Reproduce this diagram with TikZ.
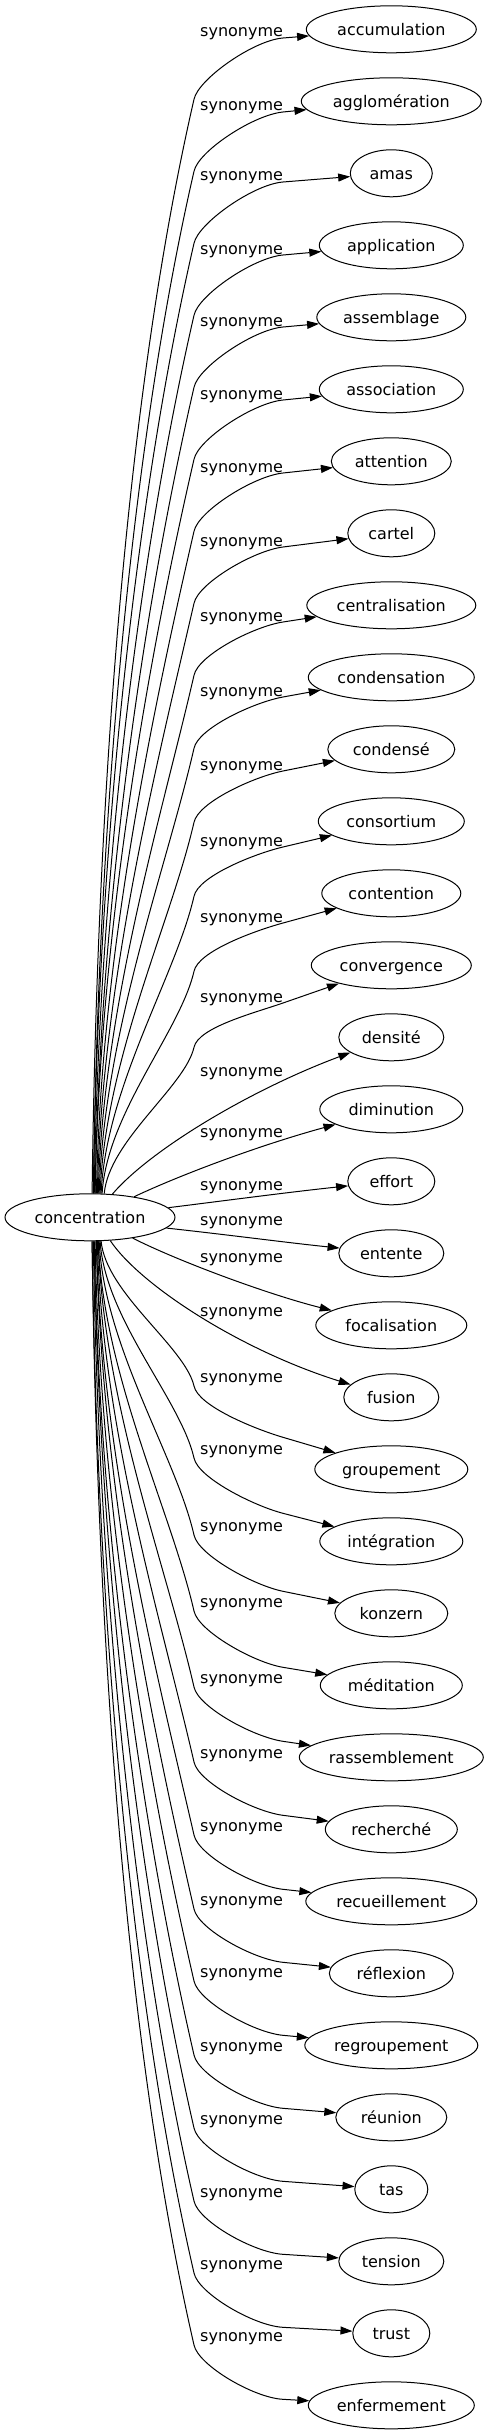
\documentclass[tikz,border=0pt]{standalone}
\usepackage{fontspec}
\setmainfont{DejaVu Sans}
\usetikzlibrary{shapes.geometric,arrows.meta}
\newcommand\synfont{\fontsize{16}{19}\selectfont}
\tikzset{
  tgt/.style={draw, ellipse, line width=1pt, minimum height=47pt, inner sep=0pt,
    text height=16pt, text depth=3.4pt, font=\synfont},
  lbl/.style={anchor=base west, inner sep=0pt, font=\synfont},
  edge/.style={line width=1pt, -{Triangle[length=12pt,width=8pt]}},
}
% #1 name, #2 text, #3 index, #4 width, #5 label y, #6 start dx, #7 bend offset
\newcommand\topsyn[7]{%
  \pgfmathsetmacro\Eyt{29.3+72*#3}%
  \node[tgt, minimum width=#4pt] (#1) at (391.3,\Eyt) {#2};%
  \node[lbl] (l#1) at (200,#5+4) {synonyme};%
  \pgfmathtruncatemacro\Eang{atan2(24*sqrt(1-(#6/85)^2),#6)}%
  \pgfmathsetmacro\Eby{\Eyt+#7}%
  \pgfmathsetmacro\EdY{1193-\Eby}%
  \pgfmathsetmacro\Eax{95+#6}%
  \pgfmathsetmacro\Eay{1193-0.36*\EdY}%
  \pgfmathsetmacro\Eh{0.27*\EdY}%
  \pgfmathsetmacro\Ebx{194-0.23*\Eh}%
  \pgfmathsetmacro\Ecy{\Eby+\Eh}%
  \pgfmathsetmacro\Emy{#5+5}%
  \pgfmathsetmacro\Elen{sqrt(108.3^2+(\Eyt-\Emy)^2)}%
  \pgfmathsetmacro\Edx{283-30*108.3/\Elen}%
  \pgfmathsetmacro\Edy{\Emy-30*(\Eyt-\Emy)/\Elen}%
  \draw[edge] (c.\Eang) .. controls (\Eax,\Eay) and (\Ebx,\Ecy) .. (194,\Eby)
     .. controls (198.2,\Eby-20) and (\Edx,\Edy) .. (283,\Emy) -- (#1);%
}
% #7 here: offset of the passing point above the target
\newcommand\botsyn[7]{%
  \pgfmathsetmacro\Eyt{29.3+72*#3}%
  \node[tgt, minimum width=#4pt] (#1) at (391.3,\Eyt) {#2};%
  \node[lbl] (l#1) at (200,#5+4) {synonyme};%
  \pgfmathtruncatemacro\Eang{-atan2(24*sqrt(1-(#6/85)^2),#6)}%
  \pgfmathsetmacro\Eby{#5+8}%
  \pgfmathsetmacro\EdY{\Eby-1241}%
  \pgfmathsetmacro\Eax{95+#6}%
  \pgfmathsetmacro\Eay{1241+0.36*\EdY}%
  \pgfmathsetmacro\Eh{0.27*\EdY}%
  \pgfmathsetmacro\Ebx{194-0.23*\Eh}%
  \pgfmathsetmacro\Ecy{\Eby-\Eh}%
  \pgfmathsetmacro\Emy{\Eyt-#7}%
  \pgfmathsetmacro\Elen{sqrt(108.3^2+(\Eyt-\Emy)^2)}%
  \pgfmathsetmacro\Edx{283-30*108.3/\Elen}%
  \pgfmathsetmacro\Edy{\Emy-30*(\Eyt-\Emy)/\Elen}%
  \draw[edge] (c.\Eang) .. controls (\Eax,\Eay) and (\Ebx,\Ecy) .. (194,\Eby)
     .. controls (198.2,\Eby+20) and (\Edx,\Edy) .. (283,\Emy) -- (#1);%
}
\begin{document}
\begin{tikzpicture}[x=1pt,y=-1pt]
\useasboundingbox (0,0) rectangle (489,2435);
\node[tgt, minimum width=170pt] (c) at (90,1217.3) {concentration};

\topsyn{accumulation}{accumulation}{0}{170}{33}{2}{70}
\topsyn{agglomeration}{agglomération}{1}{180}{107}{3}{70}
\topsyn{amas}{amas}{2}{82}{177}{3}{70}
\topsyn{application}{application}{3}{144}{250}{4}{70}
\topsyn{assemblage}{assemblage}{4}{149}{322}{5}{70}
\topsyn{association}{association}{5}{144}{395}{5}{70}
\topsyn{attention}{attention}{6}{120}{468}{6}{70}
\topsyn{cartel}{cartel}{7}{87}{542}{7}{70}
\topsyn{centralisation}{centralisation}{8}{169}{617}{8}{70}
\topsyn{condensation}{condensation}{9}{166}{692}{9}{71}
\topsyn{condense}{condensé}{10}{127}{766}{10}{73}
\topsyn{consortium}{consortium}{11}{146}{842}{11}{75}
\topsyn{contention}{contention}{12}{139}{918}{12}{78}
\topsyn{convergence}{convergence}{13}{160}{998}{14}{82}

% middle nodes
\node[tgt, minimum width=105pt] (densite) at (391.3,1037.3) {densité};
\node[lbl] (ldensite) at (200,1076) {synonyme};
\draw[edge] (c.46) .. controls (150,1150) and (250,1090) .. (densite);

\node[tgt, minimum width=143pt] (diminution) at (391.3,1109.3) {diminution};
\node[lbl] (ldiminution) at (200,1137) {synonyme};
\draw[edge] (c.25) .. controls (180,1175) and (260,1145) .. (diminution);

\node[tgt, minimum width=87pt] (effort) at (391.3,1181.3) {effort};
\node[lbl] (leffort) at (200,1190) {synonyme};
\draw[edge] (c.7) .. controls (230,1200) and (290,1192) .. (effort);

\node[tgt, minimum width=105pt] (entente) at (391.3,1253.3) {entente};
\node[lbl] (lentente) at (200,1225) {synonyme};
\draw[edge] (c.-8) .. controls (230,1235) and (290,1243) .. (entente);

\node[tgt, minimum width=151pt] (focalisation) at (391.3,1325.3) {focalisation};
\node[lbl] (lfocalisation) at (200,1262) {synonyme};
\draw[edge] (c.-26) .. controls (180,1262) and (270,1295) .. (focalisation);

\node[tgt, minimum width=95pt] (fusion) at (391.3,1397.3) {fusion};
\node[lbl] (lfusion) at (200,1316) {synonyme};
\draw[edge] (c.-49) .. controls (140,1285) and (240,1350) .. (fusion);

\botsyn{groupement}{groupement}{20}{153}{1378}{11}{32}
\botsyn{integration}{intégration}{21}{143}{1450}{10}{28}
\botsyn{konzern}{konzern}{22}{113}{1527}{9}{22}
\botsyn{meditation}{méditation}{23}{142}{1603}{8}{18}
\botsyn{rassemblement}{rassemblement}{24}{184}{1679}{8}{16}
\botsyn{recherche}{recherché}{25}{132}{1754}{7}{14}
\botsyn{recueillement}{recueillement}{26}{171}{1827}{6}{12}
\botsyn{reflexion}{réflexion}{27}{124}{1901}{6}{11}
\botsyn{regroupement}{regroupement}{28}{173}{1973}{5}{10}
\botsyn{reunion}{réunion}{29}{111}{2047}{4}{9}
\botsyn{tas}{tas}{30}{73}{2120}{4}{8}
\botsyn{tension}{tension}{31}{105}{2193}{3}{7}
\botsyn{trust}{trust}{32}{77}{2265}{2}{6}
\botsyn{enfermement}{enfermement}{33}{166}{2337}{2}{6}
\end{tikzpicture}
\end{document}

**GIVEN REQUEST**
All the lines above are to be given again exactly as they read, with the pictures removed.

**RESPONSE TO THIS TASK**
Reproduce this diagram with TikZ.
\documentclass[tikz,border=0pt]{standalone}
\usepackage{fontspec}
\setmainfont{DejaVu Sans}
\usetikzlibrary{shapes.geometric,arrows.meta}
\newcommand\synfont{\fontsize{16}{19}\selectfont}
\tikzset{
  tgt/.style={draw, ellipse, line width=1pt, minimum height=47pt, inner sep=0pt,
    text height=16pt, text depth=3.4pt, font=\synfont},
  lbl/.style={anchor=base west, inner sep=0pt, font=\synfont},
  edge/.style={line width=1pt, -{Triangle[length=12pt,width=8pt]}},
}
% #1 name, #2 text, #3 index, #4 width, #5 label y, #6 start dx, #7 bend offset
\newcommand\topsyn[7]{%
  \pgfmathsetmacro\Eyt{29.3+72*#3}%
  \node[tgt, minimum width=#4pt] (#1) at (391.3,\Eyt) {#2};%
  \node[lbl] (l#1) at (200,#5+4) {synonyme};%
  \pgfmathtruncatemacro\Eang{atan2(24*sqrt(1-(#6/85)^2),#6)}%
  \pgfmathsetmacro\Eby{\Eyt+#7}%
  \pgfmathsetmacro\EdY{1193-\Eby}%
  \pgfmathsetmacro\Eax{95+#6}%
  \pgfmathsetmacro\Eay{1193-0.36*\EdY}%
  \pgfmathsetmacro\Eh{0.27*\EdY}%
  \pgfmathsetmacro\Ebx{194-0.23*\Eh}%
  \pgfmathsetmacro\Ecy{\Eby+\Eh}%
  \pgfmathsetmacro\Emy{#5+5}%
  \pgfmathsetmacro\Elen{sqrt(108.3^2+(\Eyt-\Emy)^2)}%
  \pgfmathsetmacro\Edx{283-30*108.3/\Elen}%
  \pgfmathsetmacro\Edy{\Emy-30*(\Eyt-\Emy)/\Elen}%
  \draw[edge] (c.\Eang) .. controls (\Eax,\Eay) and (\Ebx,\Ecy) .. (194,\Eby)
     .. controls (198.2,\Eby-20) and (\Edx,\Edy) .. (283,\Emy) -- (#1);%
}
% #7 here: offset of the passing point above the target
\newcommand\botsyn[7]{%
  \pgfmathsetmacro\Eyt{29.3+72*#3}%
  \node[tgt, minimum width=#4pt] (#1) at (391.3,\Eyt) {#2};%
  \node[lbl] (l#1) at (200,#5+4) {synonyme};%
  \pgfmathtruncatemacro\Eang{-atan2(24*sqrt(1-(#6/85)^2),#6)}%
  \pgfmathsetmacro\Eby{#5+8}%
  \pgfmathsetmacro\EdY{\Eby-1241}%
  \pgfmathsetmacro\Eax{95+#6}%
  \pgfmathsetmacro\Eay{1241+0.36*\EdY}%
  \pgfmathsetmacro\Eh{0.27*\EdY}%
  \pgfmathsetmacro\Ebx{194-0.23*\Eh}%
  \pgfmathsetmacro\Ecy{\Eby-\Eh}%
  \pgfmathsetmacro\Emy{\Eyt-#7}%
  \pgfmathsetmacro\Elen{sqrt(108.3^2+(\Eyt-\Emy)^2)}%
  \pgfmathsetmacro\Edx{283-30*108.3/\Elen}%
  \pgfmathsetmacro\Edy{\Emy-30*(\Eyt-\Emy)/\Elen}%
  \draw[edge] (c.\Eang) .. controls (\Eax,\Eay) and (\Ebx,\Ecy) .. (194,\Eby)
     .. controls (198.2,\Eby+20) and (\Edx,\Edy) .. (283,\Emy) -- (#1);%
}
\begin{document}
\begin{tikzpicture}[x=1pt,y=-1pt]
\useasboundingbox (0,0) rectangle (489,2435);
\node[tgt, minimum width=170pt] (c) at (90,1217.3) {concentration};

\topsyn{accumulation}{accumulation}{0}{170}{33}{2}{70}
\topsyn{agglomeration}{agglomération}{1}{180}{107}{3}{70}
\topsyn{amas}{amas}{2}{82}{177}{3}{70}
\topsyn{application}{application}{3}{144}{250}{4}{70}
\topsyn{assemblage}{assemblage}{4}{149}{322}{5}{70}
\topsyn{association}{association}{5}{144}{395}{5}{70}
\topsyn{attention}{attention}{6}{120}{468}{6}{70}
\topsyn{cartel}{cartel}{7}{87}{542}{7}{70}
\topsyn{centralisation}{centralisation}{8}{169}{617}{8}{70}
\topsyn{condensation}{condensation}{9}{166}{692}{9}{71}
\topsyn{condense}{condensé}{10}{127}{766}{10}{73}
\topsyn{consortium}{consortium}{11}{146}{842}{11}{75}
\topsyn{contention}{contention}{12}{139}{918}{12}{78}
\topsyn{convergence}{convergence}{13}{160}{998}{14}{82}

% middle nodes
\node[tgt, minimum width=105pt] (densite) at (391.3,1037.3) {densité};
\node[lbl] (ldensite) at (200,1076) {synonyme};
\draw[edge] (c.46) .. controls (150,1150) and (250,1090) .. (densite);

\node[tgt, minimum width=143pt] (diminution) at (391.3,1109.3) {diminution};
\node[lbl] (ldiminution) at (200,1137) {synonyme};
\draw[edge] (c.25) .. controls (180,1175) and (260,1145) .. (diminution);

\node[tgt, minimum width=87pt] (effort) at (391.3,1181.3) {effort};
\node[lbl] (leffort) at (200,1190) {synonyme};
\draw[edge] (c.7) .. controls (230,1200) and (290,1192) .. (effort);

\node[tgt, minimum width=105pt] (entente) at (391.3,1253.3) {entente};
\node[lbl] (lentente) at (200,1225) {synonyme};
\draw[edge] (c.-8) .. controls (230,1235) and (290,1243) .. (entente);

\node[tgt, minimum width=151pt] (focalisation) at (391.3,1325.3) {focalisation};
\node[lbl] (lfocalisation) at (200,1262) {synonyme};
\draw[edge] (c.-26) .. controls (180,1262) and (270,1295) .. (focalisation);

\node[tgt, minimum width=95pt] (fusion) at (391.3,1397.3) {fusion};
\node[lbl] (lfusion) at (200,1316) {synonyme};
\draw[edge] (c.-49) .. controls (140,1285) and (240,1350) .. (fusion);

\botsyn{groupement}{groupement}{20}{153}{1378}{11}{32}
\botsyn{integration}{intégration}{21}{143}{1450}{10}{28}
\botsyn{konzern}{konzern}{22}{113}{1527}{9}{22}
\botsyn{meditation}{méditation}{23}{142}{1603}{8}{18}
\botsyn{rassemblement}{rassemblement}{24}{184}{1679}{8}{16}
\botsyn{recherche}{recherché}{25}{132}{1754}{7}{14}
\botsyn{recueillement}{recueillement}{26}{171}{1827}{6}{12}
\botsyn{reflexion}{réflexion}{27}{124}{1901}{6}{11}
\botsyn{regroupement}{regroupement}{28}{173}{1973}{5}{10}
\botsyn{reunion}{réunion}{29}{111}{2047}{4}{9}
\botsyn{tas}{tas}{30}{73}{2120}{4}{8}
\botsyn{tension}{tension}{31}{105}{2193}{3}{7}
\botsyn{trust}{trust}{32}{77}{2265}{2}{6}
\botsyn{enfermement}{enfermement}{33}{166}{2337}{2}{6}
\end{tikzpicture}
\end{document}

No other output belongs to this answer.